Bucket-key=custom, value=array(_ids) aggregation?


I have a mapping with fields "a string,b string,c string,t timestamp". Can I make bucket aggregations, where I can specify the key to be for example::

key=t(yymmdd):a:b (generate the key from script)

Each bucket should have as value an array of documents with the ability to also include _source. Ability to return top(x) + doc-count if there are alot of documents in a bucket.

The buckets should be sortable by a field-value (ex: t timestamp)

Ability to limit the number of buckets.

I also need to get back the min(timestamp) that is on the whole aggregation (in case the last bucket has too many documents to return the _source of them all).

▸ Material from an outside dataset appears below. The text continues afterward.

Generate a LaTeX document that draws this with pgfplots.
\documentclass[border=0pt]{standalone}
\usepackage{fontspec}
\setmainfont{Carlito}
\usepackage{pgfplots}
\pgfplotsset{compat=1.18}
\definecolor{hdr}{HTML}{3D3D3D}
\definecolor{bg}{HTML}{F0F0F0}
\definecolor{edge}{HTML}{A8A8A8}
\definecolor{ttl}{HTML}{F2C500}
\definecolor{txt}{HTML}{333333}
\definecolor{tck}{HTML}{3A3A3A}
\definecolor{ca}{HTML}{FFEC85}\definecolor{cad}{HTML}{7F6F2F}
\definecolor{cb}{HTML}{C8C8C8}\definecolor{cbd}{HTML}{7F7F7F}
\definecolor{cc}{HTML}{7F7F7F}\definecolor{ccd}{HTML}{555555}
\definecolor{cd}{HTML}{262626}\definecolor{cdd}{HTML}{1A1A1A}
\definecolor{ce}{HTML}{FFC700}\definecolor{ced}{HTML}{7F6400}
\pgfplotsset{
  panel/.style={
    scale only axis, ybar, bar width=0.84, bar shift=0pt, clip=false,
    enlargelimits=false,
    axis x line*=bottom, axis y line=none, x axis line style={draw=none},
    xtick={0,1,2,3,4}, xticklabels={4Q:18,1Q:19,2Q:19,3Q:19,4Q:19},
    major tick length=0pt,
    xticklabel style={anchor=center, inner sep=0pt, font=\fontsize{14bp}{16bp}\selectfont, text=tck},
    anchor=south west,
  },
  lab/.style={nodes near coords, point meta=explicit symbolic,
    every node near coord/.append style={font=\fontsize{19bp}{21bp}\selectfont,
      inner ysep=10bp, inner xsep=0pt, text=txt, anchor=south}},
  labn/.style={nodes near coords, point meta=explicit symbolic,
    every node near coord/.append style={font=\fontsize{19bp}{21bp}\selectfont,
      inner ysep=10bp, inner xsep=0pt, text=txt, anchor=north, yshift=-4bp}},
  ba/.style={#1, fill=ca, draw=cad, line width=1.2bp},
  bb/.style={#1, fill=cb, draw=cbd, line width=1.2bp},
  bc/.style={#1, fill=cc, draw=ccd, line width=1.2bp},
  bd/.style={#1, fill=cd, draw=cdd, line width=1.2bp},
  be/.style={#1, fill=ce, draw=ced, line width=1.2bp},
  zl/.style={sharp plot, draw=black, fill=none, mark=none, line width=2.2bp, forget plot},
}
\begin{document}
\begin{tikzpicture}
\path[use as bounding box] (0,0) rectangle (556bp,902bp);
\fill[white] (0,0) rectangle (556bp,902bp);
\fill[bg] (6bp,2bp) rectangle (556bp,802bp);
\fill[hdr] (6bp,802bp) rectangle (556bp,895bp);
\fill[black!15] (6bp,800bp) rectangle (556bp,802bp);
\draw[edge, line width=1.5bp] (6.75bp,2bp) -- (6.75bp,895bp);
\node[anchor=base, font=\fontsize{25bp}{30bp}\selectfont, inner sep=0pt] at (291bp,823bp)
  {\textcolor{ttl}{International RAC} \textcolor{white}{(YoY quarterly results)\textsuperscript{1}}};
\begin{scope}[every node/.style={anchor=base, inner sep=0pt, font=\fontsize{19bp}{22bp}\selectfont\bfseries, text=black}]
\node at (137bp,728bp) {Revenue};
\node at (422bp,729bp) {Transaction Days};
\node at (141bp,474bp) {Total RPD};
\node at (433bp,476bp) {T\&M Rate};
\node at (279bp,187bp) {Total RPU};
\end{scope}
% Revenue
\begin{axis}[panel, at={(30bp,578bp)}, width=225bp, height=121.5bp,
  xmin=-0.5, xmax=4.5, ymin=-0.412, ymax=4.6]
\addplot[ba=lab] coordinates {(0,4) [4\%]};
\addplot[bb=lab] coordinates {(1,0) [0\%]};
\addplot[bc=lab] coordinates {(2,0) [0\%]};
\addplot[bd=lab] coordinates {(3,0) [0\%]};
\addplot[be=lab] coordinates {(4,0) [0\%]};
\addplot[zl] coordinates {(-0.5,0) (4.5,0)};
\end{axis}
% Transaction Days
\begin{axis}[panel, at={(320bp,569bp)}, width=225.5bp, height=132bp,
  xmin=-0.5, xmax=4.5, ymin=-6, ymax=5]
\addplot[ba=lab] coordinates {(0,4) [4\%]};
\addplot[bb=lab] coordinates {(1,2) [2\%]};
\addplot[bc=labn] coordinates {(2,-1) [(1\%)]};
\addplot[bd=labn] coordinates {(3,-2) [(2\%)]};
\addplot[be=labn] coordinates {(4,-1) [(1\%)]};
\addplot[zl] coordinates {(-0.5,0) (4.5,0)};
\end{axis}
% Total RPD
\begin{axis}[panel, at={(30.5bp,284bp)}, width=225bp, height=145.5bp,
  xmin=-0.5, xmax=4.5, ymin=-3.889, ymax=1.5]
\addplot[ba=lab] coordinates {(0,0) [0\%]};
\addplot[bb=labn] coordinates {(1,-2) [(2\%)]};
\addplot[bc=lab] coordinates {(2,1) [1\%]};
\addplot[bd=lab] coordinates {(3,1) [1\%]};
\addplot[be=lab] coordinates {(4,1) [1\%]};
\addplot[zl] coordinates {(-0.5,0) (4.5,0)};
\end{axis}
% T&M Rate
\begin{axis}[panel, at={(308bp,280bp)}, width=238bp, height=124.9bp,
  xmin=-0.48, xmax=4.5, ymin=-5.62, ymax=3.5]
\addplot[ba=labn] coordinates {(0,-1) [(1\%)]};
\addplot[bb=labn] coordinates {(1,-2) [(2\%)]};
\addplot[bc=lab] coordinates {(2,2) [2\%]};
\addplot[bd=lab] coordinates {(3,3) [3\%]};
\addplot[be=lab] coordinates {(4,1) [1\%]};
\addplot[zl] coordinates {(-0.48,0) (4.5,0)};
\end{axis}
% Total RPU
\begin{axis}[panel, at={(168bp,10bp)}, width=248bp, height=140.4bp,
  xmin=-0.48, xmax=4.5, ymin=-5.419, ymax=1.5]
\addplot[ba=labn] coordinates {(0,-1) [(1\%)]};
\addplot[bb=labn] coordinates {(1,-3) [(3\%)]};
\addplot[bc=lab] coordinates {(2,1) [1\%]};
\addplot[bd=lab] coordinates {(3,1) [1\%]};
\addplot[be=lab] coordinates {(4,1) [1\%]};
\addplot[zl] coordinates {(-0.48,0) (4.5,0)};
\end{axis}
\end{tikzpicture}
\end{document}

Is this possible ? If not, can I do anything (custom java?) to make it possible ?

I think this can be done using terms-script-aggregation to generate the initial buckets https://www.elastic.co/guide/en/elasticsearch/reference/current/search-aggregations-bucket-terms-aggregation.html#search-aggregations-bucket-terms-aggregation-script
top-hits as sub-aggregation to return the documents for each bucket https://www.elastic.co/guide/en/elasticsearch/reference/current/search-aggregations-metrics-top-hits-aggregation.html ?

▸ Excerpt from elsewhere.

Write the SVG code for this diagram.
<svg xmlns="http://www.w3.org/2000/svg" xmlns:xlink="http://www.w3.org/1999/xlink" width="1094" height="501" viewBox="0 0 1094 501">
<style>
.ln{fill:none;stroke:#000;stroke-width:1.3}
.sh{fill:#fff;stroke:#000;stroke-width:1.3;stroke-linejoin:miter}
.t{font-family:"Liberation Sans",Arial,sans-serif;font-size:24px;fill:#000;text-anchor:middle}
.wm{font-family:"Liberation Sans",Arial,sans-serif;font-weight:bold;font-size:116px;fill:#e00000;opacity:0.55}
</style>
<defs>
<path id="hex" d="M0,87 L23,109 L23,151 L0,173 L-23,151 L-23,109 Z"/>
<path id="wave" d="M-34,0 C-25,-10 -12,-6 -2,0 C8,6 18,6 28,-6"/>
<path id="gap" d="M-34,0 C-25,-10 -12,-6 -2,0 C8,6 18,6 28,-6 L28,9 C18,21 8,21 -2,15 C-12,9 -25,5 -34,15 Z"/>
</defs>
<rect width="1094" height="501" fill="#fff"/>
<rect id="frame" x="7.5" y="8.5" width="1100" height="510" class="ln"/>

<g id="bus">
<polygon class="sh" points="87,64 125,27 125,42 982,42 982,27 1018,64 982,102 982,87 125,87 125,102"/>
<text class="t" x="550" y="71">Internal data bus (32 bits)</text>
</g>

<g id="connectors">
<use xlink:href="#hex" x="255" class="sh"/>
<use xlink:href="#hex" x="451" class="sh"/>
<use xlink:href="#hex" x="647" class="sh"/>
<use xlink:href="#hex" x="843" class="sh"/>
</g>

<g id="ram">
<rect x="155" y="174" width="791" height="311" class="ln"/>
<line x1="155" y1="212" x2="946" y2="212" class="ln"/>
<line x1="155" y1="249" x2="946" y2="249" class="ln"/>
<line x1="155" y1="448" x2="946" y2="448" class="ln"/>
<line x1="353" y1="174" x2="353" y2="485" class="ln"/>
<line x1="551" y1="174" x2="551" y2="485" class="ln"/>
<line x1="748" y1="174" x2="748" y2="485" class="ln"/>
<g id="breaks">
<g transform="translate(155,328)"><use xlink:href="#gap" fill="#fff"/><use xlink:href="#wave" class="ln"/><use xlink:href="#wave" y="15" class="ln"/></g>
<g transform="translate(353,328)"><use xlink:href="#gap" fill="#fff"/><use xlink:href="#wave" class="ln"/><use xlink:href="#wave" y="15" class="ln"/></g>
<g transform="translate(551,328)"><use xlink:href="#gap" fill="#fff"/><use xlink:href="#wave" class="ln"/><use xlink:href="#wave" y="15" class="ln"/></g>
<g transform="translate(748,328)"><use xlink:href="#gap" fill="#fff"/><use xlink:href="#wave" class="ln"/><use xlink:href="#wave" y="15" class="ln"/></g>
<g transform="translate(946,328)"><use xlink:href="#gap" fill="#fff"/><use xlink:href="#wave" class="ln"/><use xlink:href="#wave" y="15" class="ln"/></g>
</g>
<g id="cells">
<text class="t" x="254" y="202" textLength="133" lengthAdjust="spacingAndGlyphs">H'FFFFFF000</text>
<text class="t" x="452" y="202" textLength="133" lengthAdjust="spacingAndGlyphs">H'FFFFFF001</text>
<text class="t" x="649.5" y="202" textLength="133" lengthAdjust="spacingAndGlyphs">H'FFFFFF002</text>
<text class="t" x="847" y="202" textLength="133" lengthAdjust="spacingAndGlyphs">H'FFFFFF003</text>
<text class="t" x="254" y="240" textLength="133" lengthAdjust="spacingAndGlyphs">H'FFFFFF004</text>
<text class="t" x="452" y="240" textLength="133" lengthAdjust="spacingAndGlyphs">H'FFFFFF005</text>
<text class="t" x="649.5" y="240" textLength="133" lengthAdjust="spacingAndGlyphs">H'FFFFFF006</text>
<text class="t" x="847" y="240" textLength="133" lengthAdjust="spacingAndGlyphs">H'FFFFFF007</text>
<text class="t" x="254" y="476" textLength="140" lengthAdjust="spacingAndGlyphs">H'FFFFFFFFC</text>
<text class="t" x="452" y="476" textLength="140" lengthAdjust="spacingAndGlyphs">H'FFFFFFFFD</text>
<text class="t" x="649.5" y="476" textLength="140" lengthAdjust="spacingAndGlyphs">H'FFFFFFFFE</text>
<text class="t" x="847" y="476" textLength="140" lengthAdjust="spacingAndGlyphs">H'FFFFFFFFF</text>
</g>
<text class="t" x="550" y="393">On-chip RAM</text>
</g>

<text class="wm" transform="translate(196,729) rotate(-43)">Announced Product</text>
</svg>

But I don't know how to get the "minimum timestamp" on the last bucket ? Maybe by sorting by timestamp-ascending on the top-hits-sub-aggregation (so I get the top-documents) ?

Makes sense ?


shameless bumping

Can you reformat your OP, it's hard to see what is happening. Wrap it in code tags :slight_smile:

Hope it's more clear now.

It sounds like you are on the right track, regarding scripting. But I can't help there as I don't know much on that.

However a better solution might be to look at crafting fields with these sorts of values during ingestion, that way it'll be much simpler (and better on your resources).

The "what/how to group on" is dynamic (from the client side) so I can't do that. I just wanted to know if that's the right way, and looks like it is.